KNIME was GREAT but HELP is NEEDED

Hi All, 

First, I have to design a similarity search protocol that can compare between a binary fingerprint (reference) with a dataset of binary fingerprints (target). This comparison is measured based on Eulidean distance coefficient = (square root of(a+b-2c)). a = number of bit set to 1 in reference fingerprint, b = number of bit set to 1 in target reference, c = number of bit set to 1 (of the same bit position on both reference and target fingerprints). 

Both reference and target molecules are in binary format and have the same length of fingerprints (e.g. 2048 bits of 1s and 0s). These fingerprints were generated using RDKit Fingerprint Node.

I have tried several ways below but failed:

1) Processing using BitSet method in Java Snippet -- Although the fingerprints are "shown" to be the types of bit vector, I was disappointed to figure out there was nothing that I can do to process the "bit vector" fingerprints. The fingerprints were recognized as String value in Java Snippet.

2) Having the fingerprint as String, so I did some conversion and implemented arrays to hold each bit of the fingerprints. The reference array were then compared with each target array based on Euclidean measurement. Looks good..however, to my suprised again, this takes ages (more than 24 hours) to be processed. FYI, i have a massive amount of data in my dataset so I guess this might be the reason why it was very slow.

3) Then I tried to use combinations of nodes, e.g. Expand Bit Vector > Column Aggregator and be able to get both a and value. However, I still can't figure out on how to get my value (as defined above). I have used Joiner, Math Formula..but all failed. Until I decided to post this topic. 

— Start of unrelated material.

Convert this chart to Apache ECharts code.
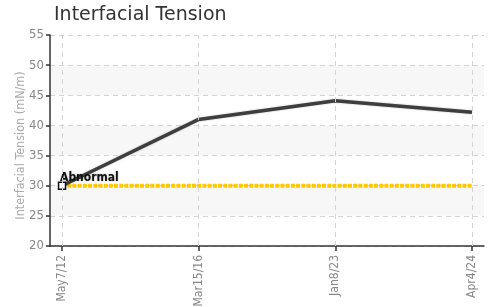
<!DOCTYPE html>
<html>
<head>
<meta charset="utf-8">
<script src="https://cdn.jsdelivr.net/npm/echarts@6/dist/echarts.min.js"></script>
<style>
html, body { margin: 0; padding: 0; background: #fff; }
#main { width: 492px; height: 307px; }
</style>
</head>
<body>
<div id="main"></div>
<script>
// data
var dates = ['May7/12', 'Mar15/16', 'Jan8/23', 'Apr4/24'];
var tension = [30, 41, 44.1, 42.2];
var limit = [30, 30, 30, 30];
var yTicks = [20, 25, 30, 35, 40, 45, 50, 55];

var narrow = '"DejaVu Sans Condensed", "Liberation Sans Narrow", "Roboto Condensed", "Liberation Sans", sans-serif';

function pairs(arr) {
    var out = [];
    for (var i = 0; i < arr.length; i++) {
        out.push([i, arr[i]]);
    }
    return out;
}
var idx = [];
for (var i = 0; i < dates.length; i++) idx.push(i);

var myChart = echarts.init(document.getElementById('main'));
var option = {
    animation: false,
    title: {
        text: 'Interfacial Tension',
        left: 49,
        top: 1,
        textStyle: {
            color: '#333',
            fontSize: 19,
            fontWeight: 'normal',
            fontFamily: '"DejaVu Sans", sans-serif'
        }
    },
    grid: {
        left: 50,
        right: 8,
        top: 35,
        bottom: 61,
        outerBoundsMode: 'none',
        containLabel: false
    },
    xAxis: {
        type: 'value',
        min: -0.088,
        max: 3.088,
        axisLine: { show: true, onZero: false, lineStyle: { color: '#333', width: 1.5 } },
        axisTick: { show: true, customValues: idx, length: 5, lineStyle: { color: '#333', width: 1.5 } },
        axisLabel: {
            customValues: idx,
            rotate: 90,
            color: '#888',
            fontSize: 12,
            fontFamily: narrow,
            margin: 9,
            formatter: function (v) { return dates[Math.round(v)] || ''; }
        },
        splitLine: { show: false }
    },
    yAxis: {
        type: 'value',
        min: yTicks[0],
        max: yTicks[yTicks.length - 1],
        interval: 5,
        name: 'Interfacial Tension (mN/m)',
        nameLocation: 'middle',
        nameGap: 23,
        nameMoveOverlap: false,
        nameTextStyle: { color: '#aaa', fontSize: 12.5, fontFamily: narrow, padding: [0, 10, 0, 0] },
        axisLine: { show: true, onZero: false, lineStyle: { color: '#333', width: 1.5 } },
        axisTick: { show: true, length: 4, lineStyle: { color: '#333', width: 1.5 } },
        axisLabel: { color: '#888', fontSize: 13, fontFamily: narrow, margin: 6 },
        splitLine: { show: true, lineStyle: { color: '#d4d4d4', type: [5, 4] } },
        splitArea: { show: true, areaStyle: { color: ['#ffffff', '#f7f7f7'] } }
    },
    series: [{
        name: 'limit',
        type: 'line',
        data: pairs(limit),
        symbol: 'none',
        lineStyle: { color: '#ffc800', width: 4, type: [4, 1.2] },
        z: 2,
        markLine: {
            silent: true,
            symbol: 'none',
            label: { show: false },
            lineStyle: { color: '#d4d4d4', type: [5, 4], width: 1 },
            data: idx.map(function (i) { return { xAxis: i }; })
        }
    }, {
        name: 'tension',
        type: 'line',
        data: pairs(tension),
        symbol: function (v, p) { return p.dataIndex === 0 ? 'rect' : 'none'; },
        symbolSize: 7,
        showAllSymbol: true,
        itemStyle: { color: '#fff', borderColor: '#111', borderWidth: 1.5 },
        lineStyle: { color: '#3e3e3e', width: 3.5, shadowColor: 'rgba(0,0,0,0.25)', shadowBlur: 2 },
        label: {
            show: true,
            position: 'top',
            distance: 0,
            align: 'left',
            offset: [-2, 2],
            color: '#111',
            fontSize: 12,
            fontWeight: 'bold',
            fontFamily: narrow,
            textShadowColor: 'rgba(0,0,0,0.3)',
            textShadowBlur: 2,
            formatter: function (p) { return p.dataIndex === 0 ? 'Abnormal' : ''; }
        },
        z: 3
    }]
};
myChart.setOption(option);
</script>
</body>
</html>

I am really glad and thank KNIME community for developing collections of useful nodes and functions. I am new to KNIME but have already enjoyed my time desiging and coding using it. I appreciate the arts of designing protocols in KNIME, and understand that it could be done in various ways. Thus, I really hope to get some extra ideas, which I couldn't think of due to my limited experience. 

Thank you.

LM   

 

Good question. I guess one node in your workflow would need to be the similarity search node. Regarding the distance: For fingerprints KNIME offers a parameterizable tversy distance (dice, tanimoto). In theory you could also cast your bit vector into a string (as you've done already) and then use a "java distance" node but that's probably tricky with the 'c' value again (I tried but gave up after 20min).

Attached is a workflow that demonstrates what you can do with the standard nodes (similarity search using tanimoto).

Hope that helps (a bit).

Hi Wiswedel, thank you so much for your reply.

Yes I did use Similarity Search node in my other protocol to measure the binary fingerprints using Tanimoto and Cosine coefficients. But this problem arose when I tried to design protocol for binary fingerprint using Euclidean coefficient. Thanks for your attachment and I have looked through it.

If I may ask for one more idea that could probably solve my problem. I tried to expand the binary fingerprints using Expand Bit Vector node. This gave me for example, 2048 columns of 1s and 0s. Cool enough as I can easily calculate the value of and using Column Aggregator node. 

My question is, does anyone know how can I compare each of the column of the reference and target rows one by one? I tried using two Column List Loop Start for both reference and target rows but failed. 

Thanks in advance.